Pour les experts, les délais imposés n’ont pas de sens et s’expliquent par une obsession très russe pour les dates symboliques et la peur du chef. «Si le premier tir prévu devait être en 2015, c’est parce que cela figurait dans l’oukase du président Poutine signé en 2007. L’ordre du président doit absolument être exécuté, même s’il date de huit ans», ironise Andreï Ionine, membre de l’Académie spatiale russe. «Dorénavant, la date fixée est le 12 avril, parce que c’est une date symbolique [la fête de l’espace, ndr]. Je ne suis pas partisan de ces traditions soviétiques».

L’expert spatial indépendant Anatoly Zak estime qu’un délai est parfaitement normal et ne remet pas en cause Vostochny comme «un succès remarquable pour la Russie et ses ingénieurs». Il raille «Le gouvernement et ses médias affiliés s’offusquent des menaces sur les délais fixés par le président, comme si quelque chose d’irréversible allait se produire parce que le calendrier irréaliste n’est pas respecté».

De fait, Vostochny s’est embourbé dans une succession de scandales autour de détournements de fonds publics. 220 personnes sont visées par une vingtaine d’affaires criminelles.

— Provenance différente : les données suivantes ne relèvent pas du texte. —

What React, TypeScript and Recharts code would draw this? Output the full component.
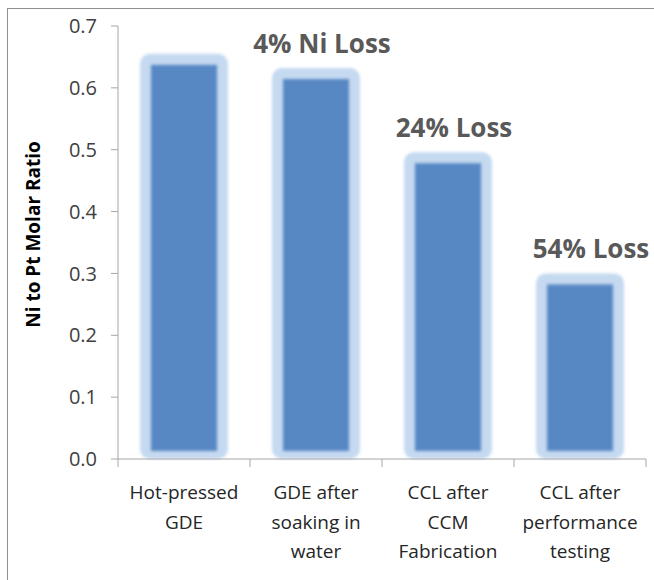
import { Bar, BarChart, LabelList, XAxis, YAxis } from "recharts";

const categories = [
  "Hot-pressed\nGDE",
  "GDE after\nsoaking in\nwater",
  "CCL after\nCCM\nFabrication",
  "CCL after\nperformance\ntesting",
];
const ratios = [0.655, 0.632, 0.496, 0.3];
const lossLabels = ["", "4% Ni Loss", "24% Loss", "54% Loss"];
const yTicks = [0, 0.1, 0.2, 0.3, 0.4, 0.5, 0.6, 0.7];

const WIDTH = 654;
const HEIGHT = 580;
const MARGIN = { top: 26, right: 8, bottom: 0, left: 0 };
const X_AXIS_HEIGHT = 121;
const Y_AXIS_WIDTH = 118;
const BAND = (WIDTH - MARGIN.left - MARGIN.right - Y_AXIS_WIDTH) / categories.length;
const FONT = "'Open Sans', sans-serif";
const AXIS_COLOR = "#a6a6a6";

const data = categories.map((name, i) => ({
  name,
  ratio: ratios[i],
  loss: lossLabels[i],
}));

function GlowBar(props: any) {
  const { x, y, width, height } = props;
  if (!height || height <= 0) return null;
  return (
    <g>
      <rect
        x={x}
        y={y}
        width={width}
        height={height}
        rx={10}
        fill="#c5d9f0"
        filter="url(#soft)"
      />
      <rect
        x={x + 11}
        y={y + 11}
        width={width - 22}
        height={height - 19}
        fill="#5888c4"
        filter="url(#soft)"
      />
    </g>
  );
}

function CategoryTick(props: any) {
  const { x, y, payload, index } = props;
  const lines = String(payload.value).split("\n");
  return (
    <g>
      <line x1={x - BAND / 2} y1={y - 8} x2={x - BAND / 2} y2={y} stroke={AXIS_COLOR} />
      {index === categories.length - 1 ? (
        <line x1={x + BAND / 2} y1={y - 8} x2={x + BAND / 2} y2={y} stroke={AXIS_COLOR} />
      ) : null}
      <text textAnchor="middle" fontFamily={FONT} fontSize={19} fill="#262626">
        {lines.map((line, i) => (
          <tspan key={i} x={x} y={y + 32 + i * 29.5}>
            {line}
          </tspan>
        ))}
      </text>
    </g>
  );
}

function LossLabel(props: any) {
  const { x, y, width, value, index } = props;
  if (!value) return null;
  return (
    <text
      x={x + width / 2 + (index === categories.length - 1 ? 11 : 6)}
      y={y - 15}
      textAnchor="middle"
      fontFamily={FONT}
      fontWeight={700}
      fontSize={26}
      fill="#595959"
    >
      {value}
    </text>
  );
}

function AxisTitle(props: any) {
  const { viewBox } = props;
  const cx = viewBox.x + 33;
  const cy = viewBox.y + viewBox.height / 2 - 8;
  return (
    <text
      x={cx}
      y={cy}
      transform={`rotate(-90 ${cx} ${cy})`}
      textAnchor="middle"
      dominantBaseline="central"
      fontFamily={FONT}
      fontWeight={700}
      fontSize={19}
      fill="#000"
    >
      Ni to Pt Molar Ratio
    </text>
  );
}

export default function App() {
  return (
    <div
      style={{
        position: "absolute",
        left: 0,
        top: 0,
        width: WIDTH,
        height: HEIGHT,
        overflow: "hidden",
        background: "#fff",
      }}
    >
      <div
        style={{
          position: "absolute",
          left: 7,
          top: 8,
          width: 680,
          height: 600,
          border: "1px solid #8f8f8f",
        }}
      />
      <div style={{ position: "absolute", left: 0, top: 0 }}>
        <BarChart width={WIDTH} height={HEIGHT} data={data} margin={MARGIN} barSize={88}>
          <defs>
            <filter id="soft" x="-10%" y="-10%" width="120%" height="120%">
              <feGaussianBlur stdDeviation="1.8" />
            </filter>
          </defs>
          <XAxis
            dataKey="name"
            axisLine={{ stroke: AXIS_COLOR }}
            tickLine={false}
            interval={0}
            tick={<CategoryTick />}
            height={X_AXIS_HEIGHT}
          />
          <YAxis
            width={Y_AXIS_WIDTH}
            domain={[0, 0.7]}
            ticks={yTicks}
            tickFormatter={(v: number) => v.toFixed(1)}
            axisLine={{ stroke: AXIS_COLOR }}
            tickLine={{ stroke: AXIS_COLOR }}
            tickSize={7}
            tickMargin={14}
            tick={{ fontFamily: FONT, fontSize: 20, fill: "#404040" }}
            label={<AxisTitle />}
          />
          <Bar dataKey="ratio" isAnimationActive={false} shape={<GlowBar />}>
            <LabelList dataKey="loss" content={<LossLabel />} />
          </Bar>
        </BarChart>
      </div>
    </div>
  );
}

Cet été, devant le retard que prenait la construction, les autorités ont même fait appel à une «brigade» de 1200 étudiants (sous payés) pour effectuer le gros-oeuvre, ressuscitant une pratique soviétique détestée par la jeunesse. Peu avant, d’importants retards de salaires avaient poussé 720 ouvriers à un mouvement social émaillé de grèves de la faim.

Le feuilleton s’est emballé ces deux dernières semaines, au cours desquelles trois dirigeants d’entreprises travaillant sur le chantier ont été accusés de malversations pour une somme dépassant les 10 millions de francs. Une goutte d’eau à l’échelle du coût total de Vostochny, estimé à 180 milliards de roubles (2,6 milliards de francs) par le patron de Roscosmos Igor Komarov. D’autres estimations atteignent les 400 milliards de roubles (5,6 milliards de francs).

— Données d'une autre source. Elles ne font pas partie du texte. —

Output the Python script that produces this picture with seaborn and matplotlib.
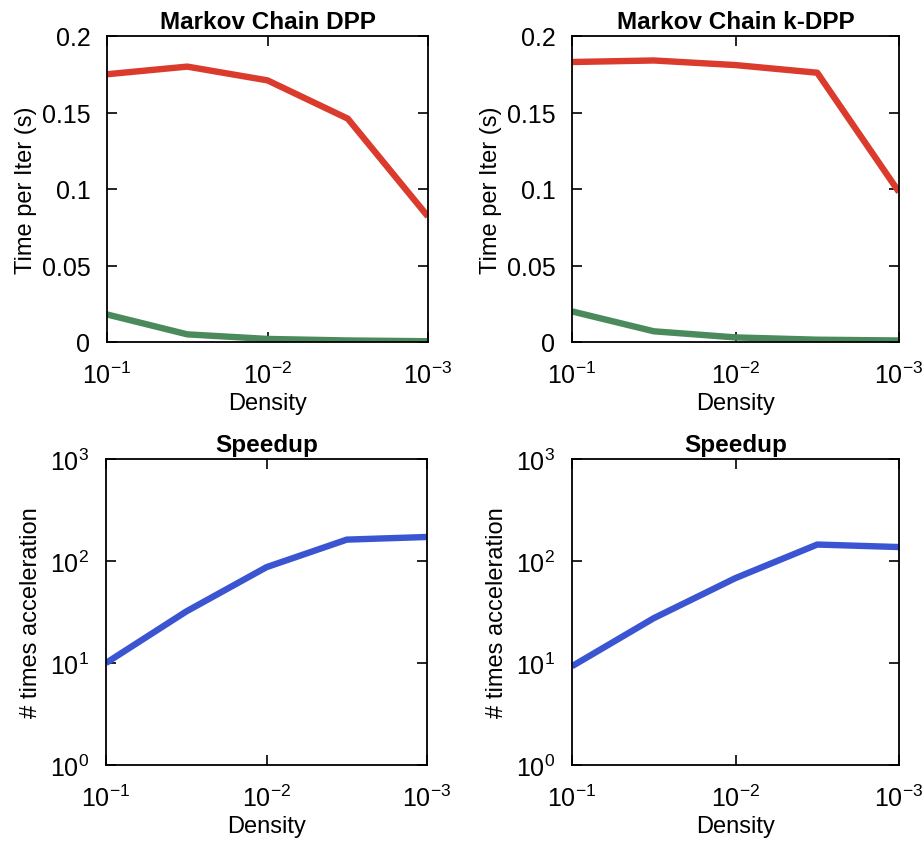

Vostochny sera le troisième cosmodrome de l’industrie spatiale russe, qui utilise pour l’instant Baïkonour (au Kazakhstan) et Plesetsk (grand nord de la Russie, réservé aux appareils militaires). Vostochny comptera à terme 10 pas de tirs pour des vols habités et automatisés. Il deviendra le principal cosmodrome pour les lanceurs de nouvelle génération (famille Angara) qui remplaceront les lanceurs lourds Proton.

Deux pas de tirs sont prévus pour les lanceurs Soyouz-2. «Vostochny est construit pour réduire la dépendance de la Russie envers Baïkonour, dont la location revient très cher [115 millions de dollars par an, ndr] sans compter les amendes en cas d’échecs», souligne Ivan Moïseev, directeur de l’Institut de politique spatiale. «Le coût de construction est raisonnable par rapport au budget du pays, et il est étalé dans le temps». Moïseev ajoute que «le premier tir depuis Vostochny sera l’événement spatial à suivre en 2016».

Situé à des milliers de kilomètres des centres industriels et scientifiques du secteur spatial russe, Vostochny reste controversé à cause des coûts logistiques et techniques qu’il entraîne. Sa localisation six degrés au nord de Baïkonour force à réduire la masse placée en orbite. Il pose également des risques écologiques: en cas de lancement raté, de graves incendies forestiers pourraient être déclenchés, dans une région qui en a déjà beaucoup souffert.

À l’origine partisan de Vostochny, Andreï Ionine se dit très déçu de voir l’Etat réduire la voilure car «l’objectif de départ était de faire du cosmodrome la base du développement de l’extrême-orient russe. Pas seulement des pas de tir, mais un centre scientifique attirant les industries de pointe et les jeunes diplômés. La Russie doit se tourner vers l’est, vers le marché de la zone Pacifique. Or, personne ne crée de base technologique autour du cosmodrome, qui va au final copier Kourou: un îlot au milieu de la jungle». De 2016, Ionine n’attend pas tant les premiers tirs depuis Vostochny qu’une «véritable stratégie spatiale russe. L’Etat doit définir des orientations claires, c’est là que se situe le problème».